(1) Arjuna
zei: 'Die toegewijden die altijd met
jou in verbinding staan in gepaste aanbidding, vergeleken met hen die
voorbij de zinnen gaan voor het ongeziene, wie van hen kent de
vereniging van het bewustzijn, de yoga, het beste?'
(2) De fortuinlijke zei: 'Zij die, met het
vestigen van hun geest op mij, altijd bovenzinnelijk door mij zijn
toegerust met geloof en zich bezighouden met toegewijd handelen, zijn
degenen die het meest volmaakt zijn in de kennis van de yoga. (3-4)

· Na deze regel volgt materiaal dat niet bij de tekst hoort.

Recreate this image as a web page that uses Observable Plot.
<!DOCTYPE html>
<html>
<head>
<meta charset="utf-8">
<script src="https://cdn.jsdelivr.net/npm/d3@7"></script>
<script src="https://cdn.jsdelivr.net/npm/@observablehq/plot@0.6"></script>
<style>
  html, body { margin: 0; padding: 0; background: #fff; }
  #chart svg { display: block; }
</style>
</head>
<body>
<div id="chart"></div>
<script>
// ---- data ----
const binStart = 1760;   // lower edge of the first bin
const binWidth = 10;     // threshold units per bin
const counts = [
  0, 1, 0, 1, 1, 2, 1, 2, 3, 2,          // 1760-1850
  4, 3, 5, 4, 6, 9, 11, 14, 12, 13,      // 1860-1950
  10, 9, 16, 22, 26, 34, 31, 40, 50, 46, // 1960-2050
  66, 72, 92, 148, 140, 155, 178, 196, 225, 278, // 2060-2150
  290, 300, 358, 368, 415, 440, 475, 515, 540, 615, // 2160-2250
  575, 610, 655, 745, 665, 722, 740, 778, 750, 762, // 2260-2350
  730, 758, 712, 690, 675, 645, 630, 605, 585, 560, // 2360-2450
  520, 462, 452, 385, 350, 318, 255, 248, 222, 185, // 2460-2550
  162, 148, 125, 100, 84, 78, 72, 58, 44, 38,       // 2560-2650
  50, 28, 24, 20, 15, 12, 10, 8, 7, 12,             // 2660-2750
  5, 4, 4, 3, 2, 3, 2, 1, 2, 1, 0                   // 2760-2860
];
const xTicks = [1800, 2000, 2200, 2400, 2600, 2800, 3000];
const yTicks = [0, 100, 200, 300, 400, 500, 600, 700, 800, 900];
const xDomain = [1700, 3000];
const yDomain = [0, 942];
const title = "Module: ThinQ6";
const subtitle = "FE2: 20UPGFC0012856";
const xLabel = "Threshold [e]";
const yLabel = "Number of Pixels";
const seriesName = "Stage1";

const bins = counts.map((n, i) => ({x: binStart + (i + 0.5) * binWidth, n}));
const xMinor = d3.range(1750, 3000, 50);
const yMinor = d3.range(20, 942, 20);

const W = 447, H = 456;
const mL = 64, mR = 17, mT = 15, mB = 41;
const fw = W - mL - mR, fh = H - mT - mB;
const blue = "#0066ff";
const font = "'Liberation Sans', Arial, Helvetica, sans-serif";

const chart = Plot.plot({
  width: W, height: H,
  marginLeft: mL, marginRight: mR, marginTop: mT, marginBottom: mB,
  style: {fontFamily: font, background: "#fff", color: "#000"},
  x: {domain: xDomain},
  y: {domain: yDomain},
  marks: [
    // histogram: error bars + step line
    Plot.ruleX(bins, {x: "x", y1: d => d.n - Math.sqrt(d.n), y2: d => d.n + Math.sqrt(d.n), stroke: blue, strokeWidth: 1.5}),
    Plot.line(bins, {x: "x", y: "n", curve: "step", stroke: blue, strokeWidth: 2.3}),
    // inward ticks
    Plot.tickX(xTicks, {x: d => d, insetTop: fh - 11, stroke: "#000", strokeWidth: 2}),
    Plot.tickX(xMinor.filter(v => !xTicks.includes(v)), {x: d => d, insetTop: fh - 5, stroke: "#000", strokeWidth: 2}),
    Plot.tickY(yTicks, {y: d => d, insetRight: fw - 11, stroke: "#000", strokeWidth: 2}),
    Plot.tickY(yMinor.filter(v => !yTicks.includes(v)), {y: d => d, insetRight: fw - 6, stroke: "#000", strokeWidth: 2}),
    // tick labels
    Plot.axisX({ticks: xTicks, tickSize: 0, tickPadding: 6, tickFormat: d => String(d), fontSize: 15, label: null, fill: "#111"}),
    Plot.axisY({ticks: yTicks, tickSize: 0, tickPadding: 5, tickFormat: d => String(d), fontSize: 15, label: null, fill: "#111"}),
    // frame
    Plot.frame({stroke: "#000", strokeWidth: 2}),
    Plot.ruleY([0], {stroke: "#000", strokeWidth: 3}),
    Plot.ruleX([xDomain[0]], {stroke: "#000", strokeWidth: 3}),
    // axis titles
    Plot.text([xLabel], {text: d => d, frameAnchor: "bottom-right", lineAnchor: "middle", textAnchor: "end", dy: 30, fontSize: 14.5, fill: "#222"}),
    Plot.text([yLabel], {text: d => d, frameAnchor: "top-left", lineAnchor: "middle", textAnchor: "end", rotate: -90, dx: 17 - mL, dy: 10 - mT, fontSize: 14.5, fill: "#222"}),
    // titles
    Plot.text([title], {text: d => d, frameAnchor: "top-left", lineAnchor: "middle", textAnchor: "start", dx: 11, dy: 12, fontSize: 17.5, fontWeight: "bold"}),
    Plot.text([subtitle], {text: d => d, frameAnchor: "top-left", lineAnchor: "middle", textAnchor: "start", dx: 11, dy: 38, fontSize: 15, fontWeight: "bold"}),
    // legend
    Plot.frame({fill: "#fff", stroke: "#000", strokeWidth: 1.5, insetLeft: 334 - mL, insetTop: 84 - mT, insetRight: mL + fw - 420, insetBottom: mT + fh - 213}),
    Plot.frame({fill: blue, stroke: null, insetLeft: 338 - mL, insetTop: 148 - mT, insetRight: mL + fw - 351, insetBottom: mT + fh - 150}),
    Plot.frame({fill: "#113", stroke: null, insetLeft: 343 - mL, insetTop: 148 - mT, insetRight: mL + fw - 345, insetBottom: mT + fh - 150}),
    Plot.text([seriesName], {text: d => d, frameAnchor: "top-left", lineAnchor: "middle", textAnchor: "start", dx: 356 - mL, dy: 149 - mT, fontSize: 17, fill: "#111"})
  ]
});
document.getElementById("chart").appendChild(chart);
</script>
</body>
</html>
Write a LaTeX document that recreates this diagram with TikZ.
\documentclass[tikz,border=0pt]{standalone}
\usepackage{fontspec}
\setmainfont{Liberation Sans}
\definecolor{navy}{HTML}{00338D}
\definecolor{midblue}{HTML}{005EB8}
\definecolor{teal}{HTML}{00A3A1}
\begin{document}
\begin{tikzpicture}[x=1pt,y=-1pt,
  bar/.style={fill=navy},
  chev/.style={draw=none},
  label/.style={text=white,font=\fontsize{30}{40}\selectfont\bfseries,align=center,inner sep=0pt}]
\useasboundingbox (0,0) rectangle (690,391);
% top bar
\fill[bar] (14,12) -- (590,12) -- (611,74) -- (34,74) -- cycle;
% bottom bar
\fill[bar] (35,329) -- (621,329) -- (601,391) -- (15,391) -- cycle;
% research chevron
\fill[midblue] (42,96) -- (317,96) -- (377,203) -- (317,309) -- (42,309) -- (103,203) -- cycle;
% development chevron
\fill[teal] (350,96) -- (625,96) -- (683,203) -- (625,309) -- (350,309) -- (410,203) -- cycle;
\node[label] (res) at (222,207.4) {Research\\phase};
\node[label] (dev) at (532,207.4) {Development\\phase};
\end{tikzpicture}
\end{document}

Maar zij die zich opofferend voor het welzijn van allen, geheel opgaan
in het oneindige en ongeziene, met hun aandacht gevestigd op het
onvoorstelbare, onveranderlijke en onbeweeglijke, en die met alle
zintuigen onder controle op ieder gebied van een gelijkgezinde
intelligentie zijn, zijn degenen die me feitelijk bereiken. (5) De
moeilijkheden voor hen die vrij van gehechtheden van het ongeziene
zijn, zijn zeer groot; voor die belichaamde zielen, die hun geesten op
het niet-waarneembare richten, is vooruitgang boeken iets heel lastigs.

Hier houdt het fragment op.